TASK REQUIREMENTS: Copy nothing but the part that opens with the line containing "Write the seaborn" and closes with the line containing "from matplotlib.font_manager import". Do not include pictures.

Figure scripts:
>>>

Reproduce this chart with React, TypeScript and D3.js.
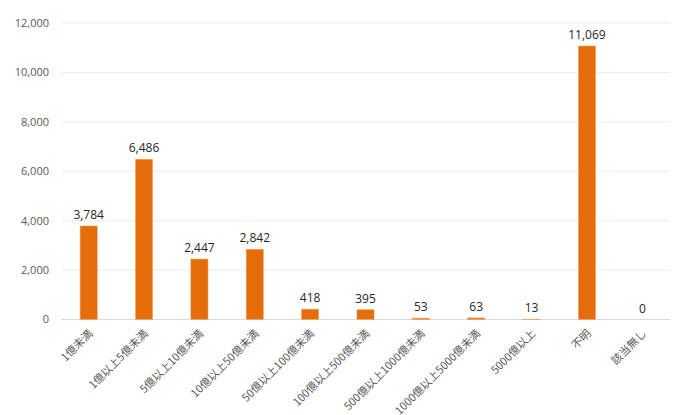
import React from "react";
import * as d3 from "d3";

const categories = [
  "1億未満",
  "1億以上5億未満",
  "5億以上10億未満",
  "10億以上50億未満",
  "50億以上100億未満",
  "100億以上500億未満",
  "500億以上1000億未満",
  "1000億以上5000億未満",
  "5000億以上",
  "不明",
  "該当無し",
];
const values = [3784, 6486, 2447, 2842, 418, 395, 53, 63, 13, 11069, 0];
const yTicks = [0, 2000, 4000, 6000, 8000, 10000, 12000];

const W = 688;
const H = 415;
const left = 61;
const right = 670;
const top = 23;
const bottom = 319.5;
const font = "'Noto Sans CJK JP', 'Noto Sans', sans-serif";
const numFont = "'Open Sans', 'Noto Sans', sans-serif";

export default function App() {
  const x = d3.scaleBand<string>().domain(categories).range([left, right]).paddingInner(0.69).paddingOuter(0.345);
  const y = d3.scaleLinear().domain([0, 12000]).range([bottom, top]);
  const fmt = d3.format(",");
  return (
    <svg width={W} height={H} style={{ position: "absolute", left: 0, top: 0, background: "#fff" }}>
      {yTicks.map((t) => (
        <g key={t}>
          <line x1={left} x2={right} y1={y(t)} y2={y(t)} stroke={t === 0 ? "#d9d9d9" : "#ececec"} strokeWidth={1} />
          <text x={49} y={y(t)} dy="0.35em" textAnchor="end" fontSize={11} fill="#595959" fontFamily={numFont}>
            {fmt(t)}
          </text>
        </g>
      ))}
      {categories.map((c, i) => {
        const bx = x(c)!;
        const bw = x.bandwidth();
        const v = values[i];
        const cx = bx + bw / 2;
        return (
          <g key={c}>
            {v > 0 && (
              <rect x={bx} y={y(v)} width={bw} height={bottom - y(v)} fill="#E46C0A" stroke="#F4A46A" strokeWidth={0.6} />
            )}
            <text x={cx} y={y(v) - 7} textAnchor="middle" fontSize={12} fill="#262626" fontFamily={numFont}>
              {fmt(v)}
            </text>
            <text
              transform={`translate(${cx + 2},${bottom + 12}) rotate(-45)`}
              textAnchor="end"
              dy="0.35em"
              fontSize={11}
              fill="#595959"
              fontFamily={font}
            >
              {c}
            </text>
          </g>
        );
      })}
    </svg>
  );
}
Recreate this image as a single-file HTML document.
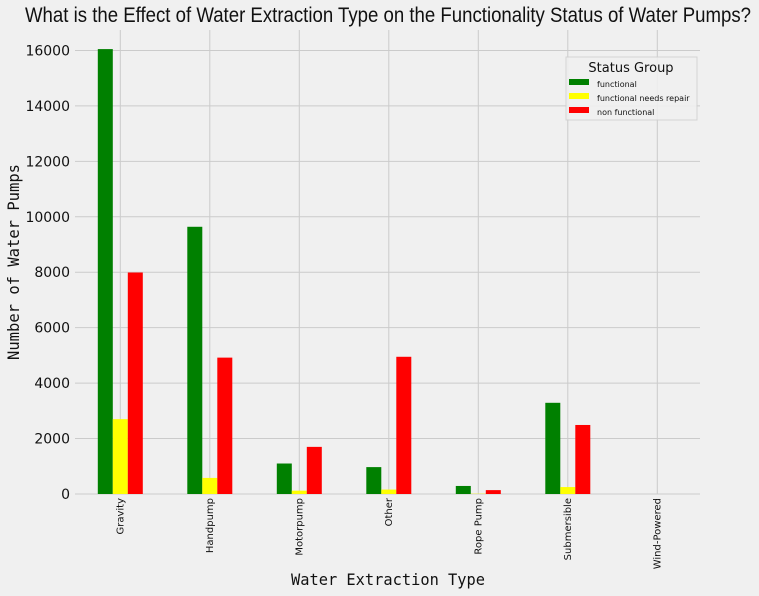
<!DOCTYPE html>
<html><head><meta charset="utf-8">
<style>
body{margin:0;background:#f0f0f0;}
svg{display:block;font-family:"DejaVu Sans","Liberation Sans",sans-serif;}
</style></head>
<body>
<svg id="chart" width="759" height="596" viewBox="0 0 759 596" xmlns="http://www.w3.org/2000/svg">
<rect width="759" height="596" fill="#f0f0f0"/>
<text x="388" y="22" text-anchor="middle" font-size="21" fill="#111" font-family="'Liberation Sans',sans-serif" textLength="726" lengthAdjust="spacingAndGlyphs">What is the Effect of Water Extraction Type on the Functionality Status of Water Pumps?</text>
<g id="grid"></g>
<g id="bars"></g>
<g id="labels"></g>
<text x="388" y="585" text-anchor="middle" font-size="16" font-family="'DejaVu Sans Mono',monospace" fill="#111" textLength="194" lengthAdjust="spacingAndGlyphs">Water Extraction Type</text>
<text transform="translate(19,262) rotate(-90)" text-anchor="middle" font-size="16" font-family="'DejaVu Sans Mono',monospace" fill="#111" textLength="196" lengthAdjust="spacingAndGlyphs">Number of Water Pumps</text>
<g>
<rect x="566" y="57" width="131" height="63" fill="#f0f0f0" stroke="#d0d0d0" opacity="0.9"/>
<text x="631" y="72" text-anchor="middle" font-size="13" fill="#111">Status Group</text>
<rect x="569" y="79" width="20" height="6" fill="#008000"/>
<text x="597" y="87" font-size="8" fill="#111">functional</text>
<rect x="569" y="93" width="20" height="6" fill="#ffff00"/>
<text x="597" y="101" font-size="8" fill="#111">functional needs repair</text>
<rect x="569" y="107" width="20" height="6" fill="#ff0000"/>
<text x="597" y="115" font-size="8" fill="#111">non functional</text>
</g>
</svg>
<script>
const categories=["Gravity","Handpump","Motorpump","Other","Rope Pump","Submersible","Wind-Powered"];
const functional=[16050,9640,1100,970,290,3290,0];
const needsRepair=[2700,580,120,160,10,250,0];
const nonFunctional=[7990,4920,1700,4950,140,2490,0];
const yTicks=[0,2000,4000,6000,8000,10000,12000,14000,16000];
const NS="http://www.w3.org/2000/svg";
const plotL=75,plotR=700,plotT=30,plotB=494;
function y(v){return plotB-v*0.02772;}
function x(i){return 120.3+i*89.5;}
const grid=document.getElementById('grid'),bars=document.getElementById('bars'),labels=document.getElementById('labels');
function mk(tag,attrs,parent){const e=document.createElementNS(NS,tag);for(const k in attrs)e.setAttribute(k,attrs[k]);parent.appendChild(e);return e;}
yTicks.forEach(t=>{
  const l=mk('line',{x1:plotL,x2:plotR,y1:y(t),y2:y(t),stroke:'#cbcbcb','stroke-width':1},grid);
  
  
  const tx=mk('text',{x:70,y:y(t)+5,'text-anchor':'end','font-size':14,fill:'#111'},labels);
  tx.textContent=t;
  
  
});
categories.forEach((c,i)=>{
  const l=mk('line',{x1:x(i),x2:x(i),y1:plotT,y2:plotB,stroke:'#cbcbcb','stroke-width':1},grid);
  
  
  const tx=mk('text',{transform:`translate(${x(i)+3},${498}) rotate(-90)`,'text-anchor':'end','font-size':10,fill:'#111'},labels);
  tx.textContent=c;
  
  
});
const series=[[functional,'#008000',-1,'functional'],[needsRepair,'#ffff00',0,'needs-repair'],[nonFunctional,'#ff0000',1,'non-functional']];
const w=15;
series.forEach(([vals,col,off,nm])=>{
  vals.forEach((v,i)=>{
    if(v<=0)return;
    const r=mk('rect',{x:x(i)+off*w-w/2,y:y(v),width:w,height:plotB-y(v),fill:col},bars);
    
    
  });
});
</script>
</body></html>
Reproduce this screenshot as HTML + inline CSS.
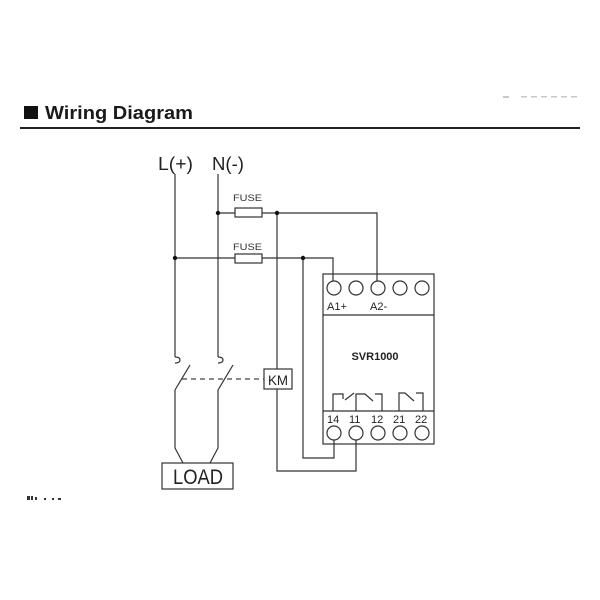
<!DOCTYPE html>
<html>
<head>
<meta charset="utf-8">
<style>
html,body{margin:0;padding:0;background:#fff;}
svg{display:block;}
</style>
</head>
<body>
<svg width="600" height="600" viewBox="0 0 600 600" xmlns="http://www.w3.org/2000/svg">
  <rect x="0" y="0" width="600" height="600" fill="#fff"/>
  <!-- faint top-right remnants -->
  <g fill="#c8c8c8">
    <rect x="503" y="96" width="6" height="2"/>
    <rect x="521" y="96" width="6" height="1.5"/>
    <rect x="531" y="96" width="6" height="1.5"/>
    <rect x="541" y="96" width="6" height="1.5"/>
    <rect x="551" y="96" width="6" height="1.5"/>
    <rect x="561" y="96" width="6" height="1.5"/>
    <rect x="571" y="96" width="6" height="1.5"/>
  </g>
  <!-- header -->
  <rect x="24" y="106" width="14" height="13" fill="#111"/>
  <text x="45" y="119" font-family="Liberation Sans, sans-serif" font-weight="bold" font-size="18" fill="#1a1a1a" textLength="148" lengthAdjust="spacingAndGlyphs">Wiring Diagram</text>
  <rect x="20" y="127" width="560" height="2" fill="#222"/>

  <!-- L / N labels -->
  <text x="158" y="170" font-family="Liberation Sans, sans-serif" font-size="18" fill="#222" textLength="35" lengthAdjust="spacingAndGlyphs">L(+)</text>
  <text x="212" y="170" font-family="Liberation Sans, sans-serif" font-size="18" fill="#222" textLength="32" lengthAdjust="spacingAndGlyphs">N(-)</text>

  <g stroke="#333" stroke-width="1.2" fill="none">
    <!-- L and N vertical lines -->
    <line x1="175" y1="174" x2="175" y2="357"/>
    <path d="M175 357 Q180 357 180 360 Q180 363 175 363"/>
    <line x1="218" y1="174" x2="218" y2="357"/>
    <path d="M218 357 Q223 357 223 360 Q223 363 218 363"/>
    <!-- switch blades -->
    <line x1="175" y1="390" x2="190" y2="365"/>
    <line x1="218" y1="390" x2="233" y2="365"/>
    <!-- down to load -->
    <path d="M175 390 V448 L183 463"/>
    <path d="M218 390 V448 L210 463"/>
    <!-- upper line (N) -->
    <path d="M218 213 H377 V281"/>
    <!-- lower line (L) -->
    <path d="M175 258 H333 V281"/>
    <!-- KM coil wire -->
    <path d="M277 213 V471 H356 V440"/>
    <!-- 14 wire -->
    <path d="M303 258 V458 H334 V440"/>
    <!-- device box -->
    <rect x="323" y="274" width="111" height="170"/>
    <line x1="323" y1="315" x2="434" y2="315"/>
    <line x1="323" y1="411" x2="434" y2="411"/>
    <!-- contacts -->
    <path d="M333 411 V394 H343 V399"/>
    <line x1="345" y1="400" x2="354" y2="393"/>
    <path d="M356 411 V394 H365 L373 401"/>
    <path d="M375 394 H382 V411"/>
    <path d="M399 411 V393 H405 L414 401"/>
    <path d="M416 393 H423 V411"/>
  </g>
  <!-- dashed mechanical link -->
  <line x1="182" y1="379" x2="264" y2="379" stroke="#444" stroke-width="1.2" stroke-dasharray="5,4"/>

  <!-- fuses -->
  <g stroke="#333" stroke-width="1.2" fill="#fff">
    <rect x="235" y="208" width="27" height="9"/>
    <rect x="235" y="254" width="27" height="9"/>
  </g>
  <text x="233" y="201" font-family="Liberation Sans, sans-serif" font-size="9.5" fill="#333" textLength="29" lengthAdjust="spacingAndGlyphs">FUSE</text>
  <text x="233" y="250" font-family="Liberation Sans, sans-serif" font-size="9.5" fill="#333" textLength="29" lengthAdjust="spacingAndGlyphs">FUSE</text>

  <!-- junction dots -->
  <g fill="#111">
    <circle cx="218" cy="213" r="2.2"/>
    <circle cx="277" cy="213" r="2.2"/>
    <circle cx="175" cy="258" r="2.2"/>
    <circle cx="303" cy="258" r="2.2"/>
  </g>

  <!-- terminals -->
  <g stroke="#333" stroke-width="1.2" fill="#fff">
    <circle cx="334" cy="288" r="7"/>
    <circle cx="356" cy="288" r="7"/>
    <circle cx="378" cy="288" r="7"/>
    <circle cx="400" cy="288" r="7"/>
    <circle cx="422" cy="288" r="7"/>
    <circle cx="334" cy="433" r="7"/>
    <circle cx="356" cy="433" r="7"/>
    <circle cx="378" cy="433" r="7"/>
    <circle cx="400" cy="433" r="7"/>
    <circle cx="422" cy="433" r="7"/>
  </g>
  <g font-family="Liberation Sans, sans-serif" font-size="11" fill="#222">
    <text x="327" y="310">A1+</text>
    <text x="370" y="310">A2-</text>
    <text x="327" y="423">14</text>
    <text x="349" y="423">11</text>
    <text x="371" y="423">12</text>
    <text x="393" y="423">21</text>
    <text x="415" y="423">22</text>
  </g>
  <text x="375" y="360" text-anchor="middle" font-family="Liberation Sans, sans-serif" font-weight="bold" font-size="11" fill="#222">SVR1000</text>

  <!-- KM box -->
  <rect x="264" y="369" width="28" height="20" fill="#fff" stroke="#333" stroke-width="1.2"/>
  <text x="268" y="385" font-family="Liberation Sans, sans-serif" font-size="14" fill="#222" textLength="20" lengthAdjust="spacingAndGlyphs">KM</text>

  <!-- LOAD box -->
  <rect x="162" y="463" width="71" height="26" fill="#fff" stroke="#333" stroke-width="1.2"/>
  <text x="173" y="484" font-family="Liberation Sans, sans-serif" font-size="21" fill="#222" textLength="50" lengthAdjust="spacingAndGlyphs">LOAD</text>

  <!-- cut-off "Note" remnants -->
  <g fill="#333">
    <rect x="27" y="496" width="3" height="4"/>
    <rect x="31" y="496" width="2" height="4"/>
    <rect x="35" y="497" width="2" height="3"/>
    <rect x="44" y="498" width="2" height="2"/>
    <rect x="52" y="498" width="2" height="2"/>
    <rect x="58" y="498" width="3" height="2"/>
  </g>
</svg>
</body>
</html>
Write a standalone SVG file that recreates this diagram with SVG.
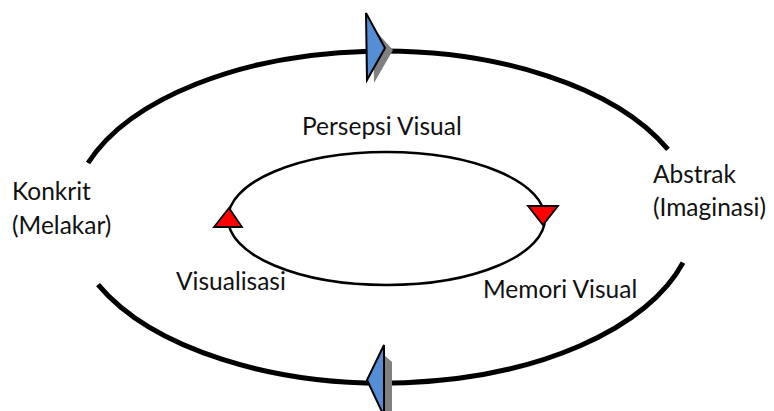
<svg xmlns="http://www.w3.org/2000/svg" width="774" height="411" viewBox="0 0 774 411">
<style>
.outer{fill:none;stroke:#000;stroke-width:5}
.inner{fill:none;stroke:#000;stroke-width:2.5}
.blue{fill:#558ED5;stroke:#000;stroke-width:2;stroke-linejoin:miter}
.shadow{fill:#808080;stroke:none}
.red{fill:#FF0000;stroke:#000;stroke-width:1.8;stroke-linejoin:miter}
text{font-family:Lato,"Liberation Sans",sans-serif;font-size:24.5px;fill:#111}
</style>
<rect width="774" height="411" fill="#fff"/>
<g id="connectors">
<path class="outer" d="M 88 163 A 312 166 0 0 1 668 149.4"/>
<path class="outer" d="M 683 262.6 A 312 166 0 0 1 98 284.7"/>
<ellipse class="inner" cx="386.5" cy="218.5" rx="158.5" ry="66.5"/>
</g>
<g id="arrow-top">
<polygon class="shadow" points="373,28 393,50 374,83"/>
<polygon class="blue" points="366,13 385,48 367,80"/>
</g>
<g id="arrow-bottom">
<polygon class="shadow" points="383,354 392,362 392,411 383,411"/>
<polygon class="blue" points="384,345 367,380 384,416"/>
</g>
<g id="arrow-left">
<polygon class="red" points="229,208 242,227 214,227"/>
</g>
<g id="arrow-right">
<polygon class="red" points="528,206 558,206 543,225"/>
</g>
<g id="node-konkrit">
<text x="12" y="200">Konkrit</text>
<text x="12" y="234">(Melakar)</text>
</g>
<g id="node-abstrak">
<text x="653" y="183">Abstrak</text>
<text x="653" y="216">(Imaginasi)</text>
</g>
<g id="node-persepsi">
<text x="302" y="135">Persepsi Visual</text>
</g>
<g id="node-visualisasi">
<text x="176" y="290">Visualisasi</text>
</g>
<g id="node-memori">
<text x="483" y="298">Memori Visual</text>
</g>
</svg>
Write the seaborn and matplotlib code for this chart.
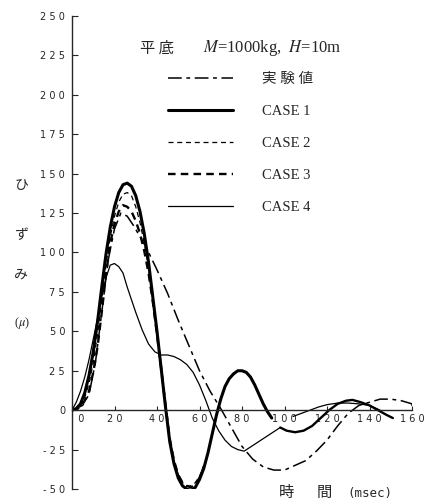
import numpy as np
import pandas as pd
import matplotlib
matplotlib.use("Agg")
import matplotlib.pyplot as plt
import seaborn as sns
from matplotlib.font_manager import FontProperties

sns.set_style("ticks")
plt.rcParams["font.family"] = ["Liberation Serif", "Noto Sans CJK JP", "DejaVu Sans"]
plt.rcParams["mathtext.fontset"] = "stix"

# ---------------- data (time in msec, strain in micro) ----------------
exp_t = [0, 5, 8, 11, 14, 17, 20, 23, 26, 29, 32, 35, 40, 45, 50, 55, 60, 65, 70, 75,
         80, 85, 90, 95, 100, 105, 110, 115, 120, 125, 130, 135, 140, 145, 150, 155, 160, 160]
exp_y = [0, 3, 10, 30, 62, 95, 115, 125, 123, 117, 110, 103, 89, 74, 57, 41, 25, 12, 1, -11,
         -23, -31, -36, -38, -38, -35, -32, -26, -19, -10, -2, 3, 5, 7, 7, 6, 4, 0]

case1_t = [0, 2, 4, 6, 8, 10, 12, 14, 16, 18, 20, 22, 24, 26, 28, 30, 32, 34, 36, 38, 40,
           42, 44, 46, 48, 50, 52, 54, 56, 58, 60, 62, 64, 66, 68, 70, 72, 74, 76, 78, 80,
           82, 84, 86, 88, 90, 92, 94]
case1_y = [0, 1, 4, 11, 22, 37, 56, 78, 99, 116, 129, 138, 143, 144, 142, 136, 126, 112, 94,
           72, 50, 26, 2, -20, -34, -43, -48, -50, -51, -49, -44, -37, -27, -15, -3, 7, 15,
           20, 23, 25, 25, 24, 21, 16, 10, 4, -1, -5]

case2_t = [0, 2, 4, 6, 8, 10, 12, 14, 16, 18, 20, 22, 24, 26, 28, 30, 32, 34, 36, 38, 40,
           42, 44, 46, 48, 50, 52, 54, 56, 58, 60, 62]
case2_y = [0, 1, 3, 8, 17, 30, 48, 70, 92, 110, 123, 132, 137, 138, 136, 129, 119, 106, 90,
           71, 49, 26, 3, -18, -32, -41, -46, -48, -48, -46, -42, -35]
case2_tail_t = [104, 108, 112, 116, 120, 125, 130, 135, 140, 145]
case2_tail_y = [-4, -2, 0, 2, 3.5, 4.5, 4.5, 4, 3, 0]

case3_t = [0, 2, 4, 6, 8, 10, 12, 14, 16, 18, 20, 22, 24, 26, 28, 30, 32, 34, 36, 38, 40,
           42, 44, 46, 48, 50, 52, 54, 56, 58, 60, 62]
case3_y = [0, 0.5, 2, 6, 12, 24, 40, 62, 86, 106, 118, 126, 130, 129, 126, 120, 112, 101, 87,
           69, 48, 26, 3, -18, -32, -41, -46, -48, -49, -47, -43, -36]

case4_t = [0, 2, 4, 6, 8, 10, 12, 14, 16, 18, 20, 22, 24, 26, 28, 30, 33, 36, 39, 42, 45,
           48, 51, 54, 57, 60, 63, 66, 69, 72, 75, 78, 81, 98]
case4_y = [0, 5, 12, 21, 32, 45, 58, 72, 84, 92, 93, 91, 87, 78, 70, 62, 51, 42, 37, 35, 35,
           34, 32, 29, 24, 16, 6, -5, -13, -19, -23, -25, -26, -11]
case4_tail_t = [98, 101, 105, 109, 113, 117, 121, 125, 129, 132, 136, 140, 144, 148, 151]
case4_tail_y = [-11, -13, -14, -13, -10, -5, 0, 4, 6, 6.5, 5, 3, 0, -3, -5]

legend_labels = ["実 験 値", "CASE 1", "CASE 2", "CASE 3", "CASE 4"]
x_ticks = [0, 20, 40, 60, 80, 100, 120, 140, 160]
x_ticklabels = ["  0", "2 0", "4 0", "6 0", "8 0", "1 0 0", "1 2 0", "1 4 0", "1 6 0"]
y_ticks = [-50, -25, 0, 25, 50, 75, 100, 125, 150, 175, 200, 225, 250]
y_ticklabels = ["- 5 0", "- 2 5", "0", "2 5", "5 0", "7 5", "1 0 0", "1 2 5", "1 5 0",
                "1 7 5", "2 0 0", "2 2 5", "2 5 0"]

# ---------------- figure ----------------
fig = plt.figure(figsize=(4.25, 5.04), dpi=100)
ax = fig.add_axes([72 / 425, 15 / 504, 340 / 425, 473 / 504])


def draw(t, y, **kw):
    df = pd.DataFrame({"t": t, "y": y})
    sns.lineplot(data=df, x="t", y="y", ax=ax, sort=False, estimator=None,
                 color="black", **kw)
    return ax.lines[-1]


h_exp = draw(exp_t, exp_y, lw=1.1, linestyle=(0, (9, 3, 2.5, 3)))
h1 = draw(case1_t, case1_y, lw=2.2, linestyle="-")
h2 = draw(case2_t, case2_y, lw=0.9, linestyle=(0, (4, 3)))
draw(case2_tail_t, case2_tail_y, lw=0.9, linestyle="-")
h3 = draw(case3_t, case3_y, lw=1.7, linestyle=(0, (3.2, 2.2)))
h4 = draw(case4_t, case4_y, lw=0.9, linestyle="-")
draw(case4_tail_t, case4_tail_y, lw=1.7, linestyle="-")

ax.set_xlim(0, 160)
ax.set_ylim(-50, 250)
ax.spines["top"].set_visible(False)
ax.spines["right"].set_visible(False)
ax.spines["bottom"].set_position(("data", 0))
for s in ("left", "bottom"):
    ax.spines[s].set_linewidth(1.0)
ax.set_xticks(x_ticks)
ax.set_xticklabels(x_ticklabels)
ax.set_yticks(y_ticks)
ax.set_yticklabels(y_ticklabels)
ax.tick_params(axis="x", direction="in", length=3, width=0.8, labelsize=7, pad=3)
ax.tick_params(axis="y", direction="in", length=4, width=0.8, labelsize=7, pad=5)
for lab in ax.get_xticklabels() + ax.get_yticklabels():
    lab.set_fontfamily("DejaVu Sans")
ax.get_xticklabels()[0].set_horizontalalignment("left")
ax.set_xlabel("")
ax.set_ylabel("")

leg = ax.legend([h_exp, h1, h2, h3, h4], legend_labels,
                prop=FontProperties(family=["Liberation Serif", "Noto Sans CJK JP"], size=10.5),
                frameon=False, loc="upper left",
                bbox_to_anchor=(168 / 425, 1 - 73 / 504), bbox_transform=fig.transFigure,
                borderaxespad=0, borderpad=0, handlelength=4.45, handletextpad=2.0,
                labelspacing=1.28)

jp = ["Noto Sans CJK JP", "DejaVu Sans"]
fig.text(157 / 425, 1 - 48 / 504, "平 底", family=jp, fontsize=11, ha="center", va="center")
fig.text(203 / 425, 1 - 48 / 504, r"$M$=1000kg,  $H$=10m", fontsize=12, ha="left", va="center")

for ch, yy in [("ひ", 185), ("ず", 235), ("み", 275)]:
    fig.text(21 / 425, 1 - yy / 504, ch, family=jp, fontsize=10, ha="center", va="center")
fig.text(22 / 425, 1 - 323 / 504, r"($\mu$)", fontsize=9, ha="center", va="center")

fig.text(286 / 425, 1 - 492 / 504, "時", family=jp, fontsize=11, ha="center", va="center")
fig.text(324 / 425, 1 - 492 / 504, "間", family=jp, fontsize=11, ha="center", va="center")
fig.text(370 / 425, 1 - 493 / 504, "(msec)", family=["DejaVu Sans Mono"], fontsize=9,
         ha="center", va="center")

fig.savefig("out.png", dpi=100)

<<<

TASK ANSWER:
Write the seaborn and matplotlib code for this chart.
import numpy as np
import pandas as pd
import matplotlib
matplotlib.use("Agg")
import matplotlib.pyplot as plt
import seaborn as sns
from matplotlib.font_manager import FontProperties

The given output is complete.